◆ **INFORMATION PROVIDED**

----------

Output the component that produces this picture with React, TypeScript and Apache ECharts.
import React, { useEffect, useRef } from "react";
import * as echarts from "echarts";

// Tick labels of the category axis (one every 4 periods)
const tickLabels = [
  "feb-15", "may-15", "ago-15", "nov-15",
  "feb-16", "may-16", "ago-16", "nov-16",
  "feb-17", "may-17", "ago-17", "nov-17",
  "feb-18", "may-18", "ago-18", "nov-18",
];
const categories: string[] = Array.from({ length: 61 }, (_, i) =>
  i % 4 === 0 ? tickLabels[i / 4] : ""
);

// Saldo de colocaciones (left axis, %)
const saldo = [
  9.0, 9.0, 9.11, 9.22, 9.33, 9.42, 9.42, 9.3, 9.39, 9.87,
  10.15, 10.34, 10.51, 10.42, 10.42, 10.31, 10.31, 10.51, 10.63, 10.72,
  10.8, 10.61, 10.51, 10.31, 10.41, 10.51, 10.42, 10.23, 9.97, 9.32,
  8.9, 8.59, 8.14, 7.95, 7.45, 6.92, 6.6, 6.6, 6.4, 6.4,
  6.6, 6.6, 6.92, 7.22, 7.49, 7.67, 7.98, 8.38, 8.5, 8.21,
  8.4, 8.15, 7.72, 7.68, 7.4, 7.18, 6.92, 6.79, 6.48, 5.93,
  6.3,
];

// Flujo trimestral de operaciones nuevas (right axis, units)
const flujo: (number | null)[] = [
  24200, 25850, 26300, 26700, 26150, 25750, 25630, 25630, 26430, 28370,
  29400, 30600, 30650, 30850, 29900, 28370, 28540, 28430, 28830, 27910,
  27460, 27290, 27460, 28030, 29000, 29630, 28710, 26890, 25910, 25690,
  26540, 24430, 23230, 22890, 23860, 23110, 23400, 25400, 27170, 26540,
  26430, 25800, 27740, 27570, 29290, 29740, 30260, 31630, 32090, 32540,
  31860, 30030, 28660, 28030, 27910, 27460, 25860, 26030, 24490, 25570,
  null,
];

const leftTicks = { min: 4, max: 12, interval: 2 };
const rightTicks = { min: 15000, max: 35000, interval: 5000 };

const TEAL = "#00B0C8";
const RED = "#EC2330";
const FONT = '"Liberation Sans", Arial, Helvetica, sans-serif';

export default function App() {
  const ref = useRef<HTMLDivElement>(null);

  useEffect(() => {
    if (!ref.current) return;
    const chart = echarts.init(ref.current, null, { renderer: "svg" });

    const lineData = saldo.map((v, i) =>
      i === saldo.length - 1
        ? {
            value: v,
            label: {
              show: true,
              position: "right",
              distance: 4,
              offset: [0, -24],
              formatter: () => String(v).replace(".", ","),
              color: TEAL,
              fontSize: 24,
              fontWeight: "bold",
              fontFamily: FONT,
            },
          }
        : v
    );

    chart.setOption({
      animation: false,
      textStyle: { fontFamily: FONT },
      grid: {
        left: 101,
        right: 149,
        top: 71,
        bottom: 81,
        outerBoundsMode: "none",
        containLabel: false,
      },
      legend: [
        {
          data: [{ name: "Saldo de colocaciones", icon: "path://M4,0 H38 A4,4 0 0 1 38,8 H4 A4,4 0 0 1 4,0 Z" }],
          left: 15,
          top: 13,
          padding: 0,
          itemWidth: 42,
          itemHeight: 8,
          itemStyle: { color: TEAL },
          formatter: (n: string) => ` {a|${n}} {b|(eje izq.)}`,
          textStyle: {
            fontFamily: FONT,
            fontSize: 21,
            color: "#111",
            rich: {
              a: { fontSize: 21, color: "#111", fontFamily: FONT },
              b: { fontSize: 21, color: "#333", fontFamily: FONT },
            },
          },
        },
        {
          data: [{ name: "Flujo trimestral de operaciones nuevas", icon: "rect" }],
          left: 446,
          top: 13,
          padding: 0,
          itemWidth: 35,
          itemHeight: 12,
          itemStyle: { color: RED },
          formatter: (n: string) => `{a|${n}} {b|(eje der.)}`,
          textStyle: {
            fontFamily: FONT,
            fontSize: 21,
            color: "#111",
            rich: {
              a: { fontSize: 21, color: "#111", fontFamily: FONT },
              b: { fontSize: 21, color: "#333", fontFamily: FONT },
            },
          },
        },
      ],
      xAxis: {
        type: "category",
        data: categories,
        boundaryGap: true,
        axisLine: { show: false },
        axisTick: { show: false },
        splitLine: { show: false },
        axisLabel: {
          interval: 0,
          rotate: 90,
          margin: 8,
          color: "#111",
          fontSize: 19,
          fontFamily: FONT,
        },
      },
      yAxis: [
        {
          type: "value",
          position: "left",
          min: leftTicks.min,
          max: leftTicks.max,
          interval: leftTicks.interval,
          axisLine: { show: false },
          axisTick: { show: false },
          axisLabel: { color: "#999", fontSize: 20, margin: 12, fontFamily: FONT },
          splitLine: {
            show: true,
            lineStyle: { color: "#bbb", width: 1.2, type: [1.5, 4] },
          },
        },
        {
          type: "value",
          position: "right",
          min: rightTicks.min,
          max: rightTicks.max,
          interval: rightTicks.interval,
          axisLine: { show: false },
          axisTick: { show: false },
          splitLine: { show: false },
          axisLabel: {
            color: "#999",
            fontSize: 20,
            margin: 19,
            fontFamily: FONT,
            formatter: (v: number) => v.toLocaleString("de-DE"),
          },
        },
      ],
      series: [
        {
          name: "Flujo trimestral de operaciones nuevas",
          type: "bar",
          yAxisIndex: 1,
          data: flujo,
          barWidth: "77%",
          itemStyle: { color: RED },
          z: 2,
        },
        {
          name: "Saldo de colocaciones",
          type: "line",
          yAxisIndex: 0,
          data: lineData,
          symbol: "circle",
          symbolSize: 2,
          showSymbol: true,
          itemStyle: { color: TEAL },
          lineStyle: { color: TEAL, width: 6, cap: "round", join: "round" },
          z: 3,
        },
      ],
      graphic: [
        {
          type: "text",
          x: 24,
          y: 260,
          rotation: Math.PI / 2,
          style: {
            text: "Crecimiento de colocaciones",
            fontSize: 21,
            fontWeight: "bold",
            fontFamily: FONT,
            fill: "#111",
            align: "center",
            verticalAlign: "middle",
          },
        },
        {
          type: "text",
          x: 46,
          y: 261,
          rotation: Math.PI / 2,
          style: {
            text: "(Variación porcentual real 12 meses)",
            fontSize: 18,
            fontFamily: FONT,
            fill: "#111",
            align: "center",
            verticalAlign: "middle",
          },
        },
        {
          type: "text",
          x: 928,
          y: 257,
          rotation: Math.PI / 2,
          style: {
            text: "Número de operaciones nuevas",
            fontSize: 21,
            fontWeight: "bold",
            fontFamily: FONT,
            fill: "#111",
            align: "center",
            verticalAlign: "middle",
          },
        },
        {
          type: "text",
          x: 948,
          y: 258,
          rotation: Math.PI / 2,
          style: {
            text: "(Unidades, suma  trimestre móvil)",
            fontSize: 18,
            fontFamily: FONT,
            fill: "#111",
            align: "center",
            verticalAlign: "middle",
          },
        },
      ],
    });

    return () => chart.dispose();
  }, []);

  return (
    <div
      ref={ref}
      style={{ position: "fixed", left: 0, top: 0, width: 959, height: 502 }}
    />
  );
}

----------

◆ **WHAT IS REQUIRED**
Gather and return every line that holds the string "React".

◆ **WRITTEN RESPONSE**
Output the component that produces this picture with React, TypeScript and Apache ECharts.
import React, { useEffect, useRef } from "react";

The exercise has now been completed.